FESTIVAL D'AVIGNON IN

Jean-Pierre Han

16 juillet 2018

in Critiques

Le genre… théâtral

Trans (més enllà) de Didier Ruiz. Gymnase du Lycée Mistral. Jusqu’au 16 juillet à 22 heures. Tél. : 04 90 14 14 14. festival-avignon.com

Didier Ruiz, par sa manière d’envisager et de pratiquer son activité, occupe une place bien particulière au cœur du monde théâtral. Son avant-dernière production notamment, Une longue peine, nous en donne une idée bien précise : il avait recueilli les paroles de personnes ayant connu la prison mettant l’accent sur la question de l’enfermement. Avec Trans (més enllà) il poursuit son exploration de l’enfermement, mais cette fois-ci saisie (et mises au jour) dans les corps mêmes des personnes présentes sur scène.
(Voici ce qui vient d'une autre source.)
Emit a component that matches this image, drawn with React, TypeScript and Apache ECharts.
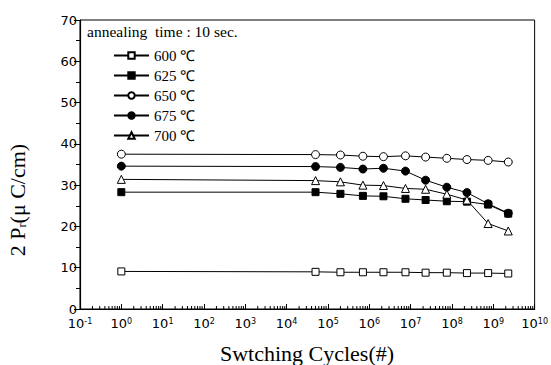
import React, { useEffect, useRef } from "react";
import * as echarts from "echarts";

const cycles = [1, 5e4, 2e5, 7e5, 2.2e6, 7.5e6, 2.3e7, 7.5e7, 2.3e8, 7.5e8, 2.3e9];
const s600 = [9.1, 9.0, 8.9, 8.9, 8.9, 8.9, 8.8, 8.8, 8.7, 8.7, 8.6];
const s625 = [28.3, 28.3, 27.9, 27.4, 27.3, 26.7, 26.4, 26.1, 26.0, 25.3, 23.1];
const s650 = [37.5, 37.4, 37.3, 37.0, 36.9, 37.1, 36.8, 36.5, 36.2, 36.0, 35.6];
const s675 = [34.6, 34.5, 34.3, 33.9, 34.1, 33.4, 31.2, 29.5, 28.2, 25.5, 23.2];
const s700 = [31.4, 31.1, 30.8, 30.0, 29.9, 29.2, 29.0, 27.8, 26.4, 20.7, 18.9];
const seriesNames = ["600 ℃", "625 ℃", "650 ℃", "675 ℃", "700 ℃"];
const yTicks = [0, 10, 20, 30, 40, 50, 60, 70];
const xMinExp = -1;
const xMaxExp = 10;

const serif = "Liberation Serif";
const sans = "DejaVu Sans";

export default function App() {
  const ref = useRef<HTMLDivElement>(null);
  useEffect(() => {
    if (!ref.current) return;
    const chart = echarts.init(ref.current, null, { renderer: "svg" });

    const minorVals: number[][] = [];
    for (let e = xMinExp; e < xMaxExp; e++) {
      for (let k = 2; k <= 9; k++) minorVals.push([k * Math.pow(10, e), 0]);
    }

    const mk = (name: string, vals: number[], symbol: string, filled: boolean, size: number) => ({
      name,
      type: "line",
      data: cycles.map((c, i) => [c, vals[i]]),
      symbol,
      symbolSize: size,
      showSymbol: true,
      lineStyle: { color: "#000", width: 1 },
      itemStyle: filled
        ? { color: "#000", borderColor: "#000", borderWidth: 1 }
        : { color: "#fff", borderColor: "#000", borderWidth: 1 },
      z: 3,
    });

    chart.setOption({
      animation: false,
      backgroundColor: "#fff",
      grid: {
        left: 80,
        right: 16,
        top: 20,
        bottom: 56,
        show: true,
        borderColor: "#000",
        borderWidth: 1,
        containLabel: false,
      },
      xAxis: {
        type: "log",
        logBase: 10,
        min: Math.pow(10, xMinExp),
        max: Math.pow(10, xMaxExp),
        interval: 1,
        splitLine: { show: false },
        axisLine: { show: true, lineStyle: { color: "#000", width: 1.2 } },
        axisTick: { show: true, inside: true, length: 5, lineStyle: { color: "#000" } },
        axisLabel: {
          color: "#000",
          fontFamily: sans,
          fontSize: 13,
          margin: 8,
          formatter: (v: number) => `10{s|${Math.round(Math.log10(v))}}`,
          rich: {
            s: { fontSize: 8, fontFamily: sans, color: "#000", verticalAlign: "top", lineHeight: 9 },
          },
        },
      },
      yAxis: {
        type: "value",
        min: yTicks[0],
        max: yTicks[yTicks.length - 1],
        interval: 10,
        splitLine: { show: false },
        axisLine: { show: true, lineStyle: { color: "#000", width: 1.2 } },
        axisTick: { show: true, inside: false, length: 6, lineStyle: { color: "#000" } },
        minorTick: { show: true, splitNumber: 2, length: 4, lineStyle: { color: "#000" } },
        axisLabel: { color: "#000", fontFamily: sans, fontSize: 13, margin: 3 },
      },
      legend: {
        data: seriesNames,
        orient: "vertical",
        left: 108,
        top: 43,
        itemWidth: 35,
        itemHeight: 8,
        itemGap: 5,
        textStyle: { color: "#000", fontFamily: serif, fontSize: 15, lineHeight: 14 },
      },
      graphic: [
        {
          type: "text",
          left: 87,
          top: 23,
          style: { text: "annealing  time : 10 sec.", fill: "#000", font: `15.5px "${serif}"` },
        },
        {
          type: "text",
          x: 307,
          y: 353,
          style: {
            text: "Swtching Cycles(#)",
            fill: "#000",
            font: `22px "${serif}"`,
            align: "center",
            verticalAlign: "middle",
          },
        },
        {
          type: "text",
          x: 17,
          y: 200,
          rotation: Math.PI / 2,
          style: {
            text: "2 P{sub|r}(μ C/cm)",
            fill: "#000",
            font: `22px "${serif}"`,
            align: "center",
            verticalAlign: "middle",
            rich: {
              sub: { fontSize: 12, fontFamily: serif, fill: "#000", verticalAlign: "bottom", lineHeight: 12 },
            },
          },
        },
      ],
      series: [
        mk(seriesNames[0], s600, "rect", false, 7),
        mk(seriesNames[1], s625, "rect", true, 7),
        mk(seriesNames[2], s650, "circle", false, 8),
        mk(seriesNames[3], s675, "circle", true, 8),
        mk(seriesNames[4], s700, "triangle", false, 8),
        {
          type: "custom",
          silent: true,
          clip: false,
          z: 5,
          data: minorVals,
          renderItem: (_p: any, api: any) => {
            const pt = api.coord([api.value(0), 0]);
            return {
              type: "line",
              shape: { x1: pt[0], y1: pt[1], x2: pt[0], y2: pt[1] - 3 },
              style: { stroke: "#000", lineWidth: 1 },
            };
          },
        },
      ],
    });
    return () => chart.dispose();
  }, []);
  return <div ref={ref} style={{ position: "absolute", left: 0, top: 0, width: 551, height: 365 }} />;
}
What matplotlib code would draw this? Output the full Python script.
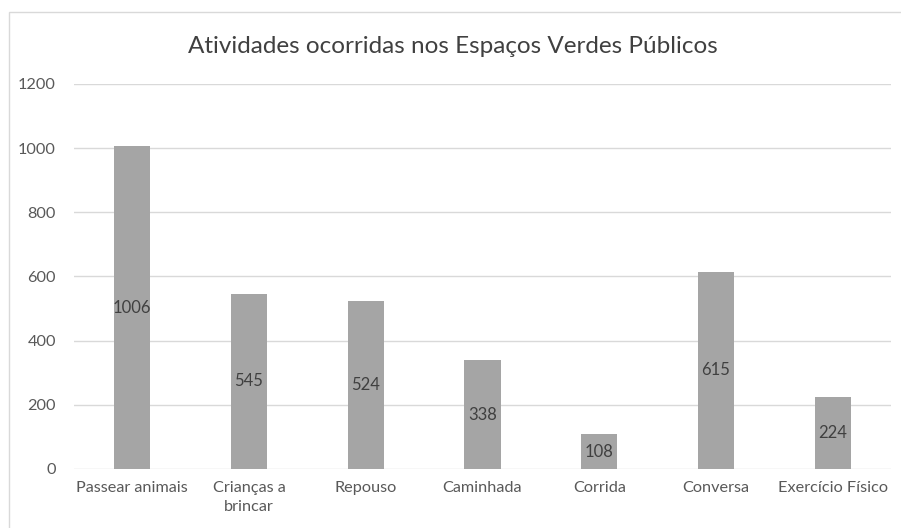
import numpy as np
import matplotlib.pyplot as plt
from matplotlib.patches import Rectangle

categorias = ['Passear animais', 'Crianças a\nbrincar', 'Repouso', 'Caminhada',
              'Corrida', 'Conversa', 'Exercício Físico']
valores = [1006, 545, 524, 338, 108, 615, 224]
yticks = [0, 200, 400, 600, 800, 1000, 1200]

plt.rcParams['font.family'] = ['Lato', 'DejaVu Sans']

fig = plt.figure(figsize=(9.01, 5.28), dpi=100)
ax = fig.add_axes([0.082, 0.112, 0.907, 0.729])

x = np.arange(len(categorias))
bars = ax.bar(x, valores, width=0.31, color='#a5a5a5', zorder=2)

for b, v in zip(bars, valores):
    ax.text(b.get_x() + b.get_width() / 2, v / 2, str(v), ha='center', va='center',
            fontsize=12, color='#404040', zorder=3)

ax.set_xlim(-0.5, len(categorias) - 0.5)
ax.set_ylim(0, 1200)
ax.set_yticks(yticks)
ax.set_xticks(x)
ax.set_xticklabels(categorias, fontsize=11.7, color='#595959', linespacing=1.45)
ax.tick_params(axis='y', labelsize=11.7, labelcolor='#595959', length=0, pad=13)
ax.tick_params(axis='x', length=0, pad=9)
ax.yaxis.grid(True, color='#d9d9d9', linewidth=1)
for s in ax.spines.values():
    s.set_visible(False)

fig.text(0.503, 0.912, 'Atividades ocorridas nos Espaços Verdes Públicos',
         ha='center', va='center', fontsize=17.5, color='#404040')

# chart border
fig.patches.append(Rectangle((9 / 901, -0.01), 0.995, 1 - 12 / 528 + 0.01,
                             transform=fig.transFigure, fill=False,
                             edgecolor='#d9d9d9', linewidth=1))

fig.savefig('out.png', dpi=100)
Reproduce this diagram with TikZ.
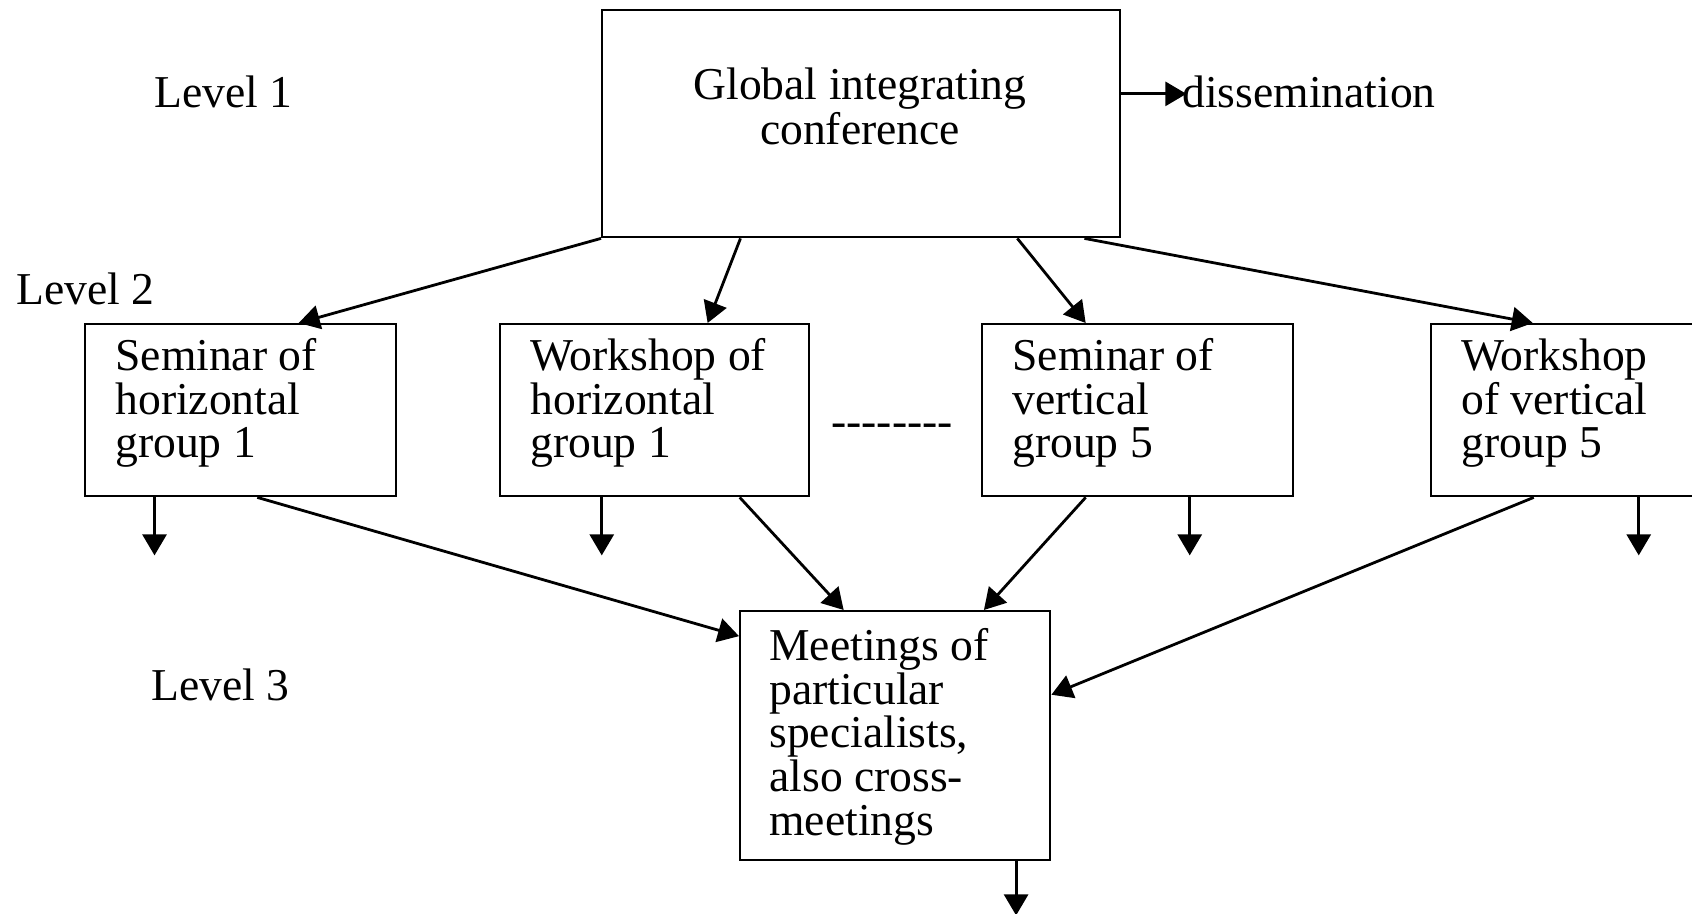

Soit cette fois-ci sept témoins choisis parmi de nombreux autres (c’est sans doute là d’ailleurs, dans ce choix, le premier acte théâtral de Didier Ruiz). Sept personnes donc, sept transsexuels barcelonais, quatre femmes et trois hommes de 22 à 60 ans invités à parler sur le plateau de leur vécu, de leur expérience, ce qui ne leur confère en rien, en tout cas comme peut le concevoir le public, le statut de comédien. À moins que… mais la question est bien celle-ci : sommes-nous au théâtre, et si oui, quels sont les éléments qui nous y mènent ? Question oiseuse ? Mais puisqu’il est question ici de genres (de transgenres), jouons sur les mots, et parlons du genre de l’objet présenté sur scène… Sommes-nous devant un objet théâtral ? Cette interrogation évacuée, reste ce qui est l’ordre du témoignage, mis en scène (mais oui) avec délicatesse et pudeur par Didier Ruiz aidé pour l’occasion par le chorégraphe Tomeo Vergès, dans une scénographie élégante d’Emmanuelle Debeusscher. Seules quelques animations visuelles et sonores viendront apporter une respiration entre les témoignages des uns et des autres. Pas de pathos, une parole simple et d’autant plus forte émise par les témoins immobiles face au public. Histoires bouleversantes certes que l’on imagine choisies parmi bien d’autres sans doute tout aussi bouleversantes. On est saisi, mais au final on se demande s’il faut vraiment applaudir. Car enfin qu’applaudit-on au juste ? La « performance » des témoins, leur courage ? On ne sait trop.